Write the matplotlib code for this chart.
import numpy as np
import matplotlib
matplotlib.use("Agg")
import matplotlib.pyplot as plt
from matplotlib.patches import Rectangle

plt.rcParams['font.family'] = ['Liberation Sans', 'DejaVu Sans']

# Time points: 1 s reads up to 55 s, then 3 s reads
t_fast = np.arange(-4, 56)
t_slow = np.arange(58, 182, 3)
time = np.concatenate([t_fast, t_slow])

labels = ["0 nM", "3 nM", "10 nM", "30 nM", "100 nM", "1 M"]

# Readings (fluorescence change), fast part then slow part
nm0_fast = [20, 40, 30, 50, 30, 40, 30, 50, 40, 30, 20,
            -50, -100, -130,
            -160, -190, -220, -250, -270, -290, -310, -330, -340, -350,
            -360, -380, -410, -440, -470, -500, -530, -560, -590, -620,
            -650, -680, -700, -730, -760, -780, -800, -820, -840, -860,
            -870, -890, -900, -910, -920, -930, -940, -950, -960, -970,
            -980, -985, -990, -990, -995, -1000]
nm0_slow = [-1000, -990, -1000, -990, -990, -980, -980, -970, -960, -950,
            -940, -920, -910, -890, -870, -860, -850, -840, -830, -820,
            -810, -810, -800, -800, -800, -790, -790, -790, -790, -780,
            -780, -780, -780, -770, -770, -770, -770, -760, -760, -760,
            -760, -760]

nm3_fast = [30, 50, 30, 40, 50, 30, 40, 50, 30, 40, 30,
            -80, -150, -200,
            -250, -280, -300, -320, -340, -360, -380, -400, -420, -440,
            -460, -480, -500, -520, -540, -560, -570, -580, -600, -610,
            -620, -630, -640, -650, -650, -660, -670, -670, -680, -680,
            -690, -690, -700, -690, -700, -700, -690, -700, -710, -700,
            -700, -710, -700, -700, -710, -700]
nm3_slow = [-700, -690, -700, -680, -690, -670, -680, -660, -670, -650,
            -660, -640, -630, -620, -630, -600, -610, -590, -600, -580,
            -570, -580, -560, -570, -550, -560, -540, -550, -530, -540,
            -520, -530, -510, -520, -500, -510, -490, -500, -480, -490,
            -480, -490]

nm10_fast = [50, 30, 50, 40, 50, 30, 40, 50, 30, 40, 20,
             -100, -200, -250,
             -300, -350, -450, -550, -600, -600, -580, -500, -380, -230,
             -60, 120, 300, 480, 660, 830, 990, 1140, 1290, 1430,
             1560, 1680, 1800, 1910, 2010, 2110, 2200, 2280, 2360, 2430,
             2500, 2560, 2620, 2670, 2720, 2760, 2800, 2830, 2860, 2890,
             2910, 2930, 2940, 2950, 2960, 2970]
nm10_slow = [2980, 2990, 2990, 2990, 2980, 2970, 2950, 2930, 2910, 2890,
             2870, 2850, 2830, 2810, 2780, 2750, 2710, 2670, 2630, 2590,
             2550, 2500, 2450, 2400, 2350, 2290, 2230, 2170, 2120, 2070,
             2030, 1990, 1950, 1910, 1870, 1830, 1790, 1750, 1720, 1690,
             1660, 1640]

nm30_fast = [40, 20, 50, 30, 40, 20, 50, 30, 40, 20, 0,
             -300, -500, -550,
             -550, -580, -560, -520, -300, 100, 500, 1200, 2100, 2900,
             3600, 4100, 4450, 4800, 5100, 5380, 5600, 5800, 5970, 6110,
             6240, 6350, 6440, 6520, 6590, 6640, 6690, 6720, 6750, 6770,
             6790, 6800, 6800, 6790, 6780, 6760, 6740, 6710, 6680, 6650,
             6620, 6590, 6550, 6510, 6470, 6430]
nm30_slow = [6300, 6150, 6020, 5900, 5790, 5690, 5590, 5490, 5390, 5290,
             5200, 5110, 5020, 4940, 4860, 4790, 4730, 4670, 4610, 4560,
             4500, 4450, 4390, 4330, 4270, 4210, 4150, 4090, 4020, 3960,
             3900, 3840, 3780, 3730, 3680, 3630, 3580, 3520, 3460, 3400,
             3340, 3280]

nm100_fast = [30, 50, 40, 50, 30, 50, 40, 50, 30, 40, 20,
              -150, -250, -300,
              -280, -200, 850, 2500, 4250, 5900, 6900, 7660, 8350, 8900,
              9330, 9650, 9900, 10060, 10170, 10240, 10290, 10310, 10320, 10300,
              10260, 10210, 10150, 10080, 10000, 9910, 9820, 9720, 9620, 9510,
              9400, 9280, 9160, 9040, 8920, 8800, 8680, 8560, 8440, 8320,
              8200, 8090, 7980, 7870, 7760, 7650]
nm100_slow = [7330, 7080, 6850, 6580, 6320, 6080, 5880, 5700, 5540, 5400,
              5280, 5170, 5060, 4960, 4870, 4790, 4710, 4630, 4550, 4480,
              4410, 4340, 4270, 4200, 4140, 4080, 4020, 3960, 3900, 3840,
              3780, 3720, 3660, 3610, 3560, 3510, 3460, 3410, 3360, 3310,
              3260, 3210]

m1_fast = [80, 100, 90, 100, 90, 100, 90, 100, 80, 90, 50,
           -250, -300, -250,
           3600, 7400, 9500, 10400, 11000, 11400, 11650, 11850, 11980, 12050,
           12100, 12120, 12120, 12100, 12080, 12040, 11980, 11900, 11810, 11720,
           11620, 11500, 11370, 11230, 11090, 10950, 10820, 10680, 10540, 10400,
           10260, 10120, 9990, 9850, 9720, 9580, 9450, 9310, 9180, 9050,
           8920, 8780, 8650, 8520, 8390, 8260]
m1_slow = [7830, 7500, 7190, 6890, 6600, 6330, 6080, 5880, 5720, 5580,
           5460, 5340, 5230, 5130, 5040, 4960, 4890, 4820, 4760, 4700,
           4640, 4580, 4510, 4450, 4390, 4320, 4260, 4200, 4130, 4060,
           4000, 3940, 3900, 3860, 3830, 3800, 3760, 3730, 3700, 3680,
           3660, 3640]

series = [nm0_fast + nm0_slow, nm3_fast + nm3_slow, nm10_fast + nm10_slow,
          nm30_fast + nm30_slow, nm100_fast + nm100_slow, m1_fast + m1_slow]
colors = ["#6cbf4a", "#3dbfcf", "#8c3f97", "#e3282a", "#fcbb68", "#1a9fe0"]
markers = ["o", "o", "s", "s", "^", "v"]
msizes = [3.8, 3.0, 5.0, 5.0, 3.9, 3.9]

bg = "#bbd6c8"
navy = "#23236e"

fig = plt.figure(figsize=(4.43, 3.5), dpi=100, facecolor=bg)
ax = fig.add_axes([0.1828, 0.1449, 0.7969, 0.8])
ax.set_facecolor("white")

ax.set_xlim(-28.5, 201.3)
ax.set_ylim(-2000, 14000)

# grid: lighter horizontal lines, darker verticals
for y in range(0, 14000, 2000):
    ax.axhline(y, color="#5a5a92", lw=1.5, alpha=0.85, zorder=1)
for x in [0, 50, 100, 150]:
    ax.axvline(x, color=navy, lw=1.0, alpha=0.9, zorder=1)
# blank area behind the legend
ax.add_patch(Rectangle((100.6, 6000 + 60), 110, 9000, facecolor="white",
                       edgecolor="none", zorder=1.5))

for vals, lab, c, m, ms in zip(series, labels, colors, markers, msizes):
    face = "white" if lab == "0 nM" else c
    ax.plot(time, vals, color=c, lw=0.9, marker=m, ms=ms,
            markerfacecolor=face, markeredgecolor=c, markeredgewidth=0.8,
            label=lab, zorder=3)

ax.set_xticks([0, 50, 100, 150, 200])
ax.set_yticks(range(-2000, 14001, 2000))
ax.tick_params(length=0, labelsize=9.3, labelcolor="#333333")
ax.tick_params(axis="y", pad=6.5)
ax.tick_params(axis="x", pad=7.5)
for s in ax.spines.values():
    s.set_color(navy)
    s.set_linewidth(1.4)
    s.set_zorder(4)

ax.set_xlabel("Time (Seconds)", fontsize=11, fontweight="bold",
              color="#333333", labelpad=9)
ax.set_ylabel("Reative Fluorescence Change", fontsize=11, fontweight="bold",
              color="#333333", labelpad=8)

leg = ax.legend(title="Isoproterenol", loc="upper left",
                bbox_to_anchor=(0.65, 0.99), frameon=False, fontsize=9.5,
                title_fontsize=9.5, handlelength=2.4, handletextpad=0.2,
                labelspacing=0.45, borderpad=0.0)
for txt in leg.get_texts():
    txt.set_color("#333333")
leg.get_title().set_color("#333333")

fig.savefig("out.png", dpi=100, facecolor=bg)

○ ○ ○ ○ ○

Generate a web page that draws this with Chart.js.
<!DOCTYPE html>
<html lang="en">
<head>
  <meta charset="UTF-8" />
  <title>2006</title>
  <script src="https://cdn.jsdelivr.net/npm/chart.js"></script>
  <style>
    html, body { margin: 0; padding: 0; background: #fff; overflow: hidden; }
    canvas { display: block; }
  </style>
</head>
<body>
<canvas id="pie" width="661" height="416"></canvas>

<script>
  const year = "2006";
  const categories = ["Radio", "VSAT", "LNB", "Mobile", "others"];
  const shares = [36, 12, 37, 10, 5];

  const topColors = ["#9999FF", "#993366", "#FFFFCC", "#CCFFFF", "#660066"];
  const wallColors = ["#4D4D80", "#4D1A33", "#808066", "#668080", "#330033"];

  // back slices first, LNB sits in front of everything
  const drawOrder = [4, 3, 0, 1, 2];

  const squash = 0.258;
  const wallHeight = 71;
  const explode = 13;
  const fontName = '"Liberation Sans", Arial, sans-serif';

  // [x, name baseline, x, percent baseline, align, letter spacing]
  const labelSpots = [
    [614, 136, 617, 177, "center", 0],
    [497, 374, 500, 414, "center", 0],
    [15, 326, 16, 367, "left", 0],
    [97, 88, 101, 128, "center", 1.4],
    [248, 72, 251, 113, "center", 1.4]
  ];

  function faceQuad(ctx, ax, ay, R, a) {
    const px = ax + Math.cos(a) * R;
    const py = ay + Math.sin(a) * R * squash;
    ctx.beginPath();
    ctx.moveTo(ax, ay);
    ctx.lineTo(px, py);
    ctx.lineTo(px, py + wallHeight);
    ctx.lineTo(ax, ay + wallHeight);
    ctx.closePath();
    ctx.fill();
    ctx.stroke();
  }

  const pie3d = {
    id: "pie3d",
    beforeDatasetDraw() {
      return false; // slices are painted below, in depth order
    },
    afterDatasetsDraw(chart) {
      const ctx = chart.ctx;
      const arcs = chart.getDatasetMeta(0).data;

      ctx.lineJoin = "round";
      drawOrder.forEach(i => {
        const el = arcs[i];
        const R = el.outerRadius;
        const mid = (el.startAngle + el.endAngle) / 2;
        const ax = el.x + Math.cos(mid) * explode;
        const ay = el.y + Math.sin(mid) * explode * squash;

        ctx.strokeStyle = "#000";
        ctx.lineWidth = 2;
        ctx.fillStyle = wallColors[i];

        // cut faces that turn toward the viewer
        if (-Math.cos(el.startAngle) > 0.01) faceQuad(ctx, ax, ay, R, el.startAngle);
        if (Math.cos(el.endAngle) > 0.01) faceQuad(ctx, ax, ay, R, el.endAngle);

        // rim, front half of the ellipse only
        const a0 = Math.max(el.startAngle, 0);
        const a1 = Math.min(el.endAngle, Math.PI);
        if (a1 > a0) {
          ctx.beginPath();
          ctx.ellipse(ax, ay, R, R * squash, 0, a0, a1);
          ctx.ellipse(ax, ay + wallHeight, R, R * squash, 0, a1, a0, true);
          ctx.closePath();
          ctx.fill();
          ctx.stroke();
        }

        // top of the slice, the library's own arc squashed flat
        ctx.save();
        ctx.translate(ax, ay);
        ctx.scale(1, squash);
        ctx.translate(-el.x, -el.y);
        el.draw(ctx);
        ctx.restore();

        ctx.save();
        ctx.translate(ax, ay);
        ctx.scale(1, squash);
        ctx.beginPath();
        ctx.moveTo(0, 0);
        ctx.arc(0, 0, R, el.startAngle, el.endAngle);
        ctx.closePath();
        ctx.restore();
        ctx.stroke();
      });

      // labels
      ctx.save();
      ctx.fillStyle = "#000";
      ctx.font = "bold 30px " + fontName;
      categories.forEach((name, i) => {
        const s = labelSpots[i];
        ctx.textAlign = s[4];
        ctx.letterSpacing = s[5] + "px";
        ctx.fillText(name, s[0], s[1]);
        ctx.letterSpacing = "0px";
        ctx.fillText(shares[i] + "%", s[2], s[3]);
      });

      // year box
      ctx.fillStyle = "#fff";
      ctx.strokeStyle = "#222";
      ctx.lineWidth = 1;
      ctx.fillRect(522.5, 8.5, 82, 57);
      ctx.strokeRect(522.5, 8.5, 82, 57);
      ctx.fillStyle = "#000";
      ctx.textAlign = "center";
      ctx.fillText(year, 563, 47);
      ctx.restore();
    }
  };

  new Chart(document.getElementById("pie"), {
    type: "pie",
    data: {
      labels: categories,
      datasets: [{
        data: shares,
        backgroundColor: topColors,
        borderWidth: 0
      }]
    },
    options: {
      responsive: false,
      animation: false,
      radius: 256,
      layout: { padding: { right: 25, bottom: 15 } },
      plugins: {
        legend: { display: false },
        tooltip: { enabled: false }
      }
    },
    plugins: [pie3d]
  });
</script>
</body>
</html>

○ ○ ○ ○ ○

Collect each line above holding the string "matplotlib".

Write the matplotlib code for this chart.
import matplotlib
matplotlib.use("Agg")
import matplotlib.pyplot as plt
from matplotlib.patches import Rectangle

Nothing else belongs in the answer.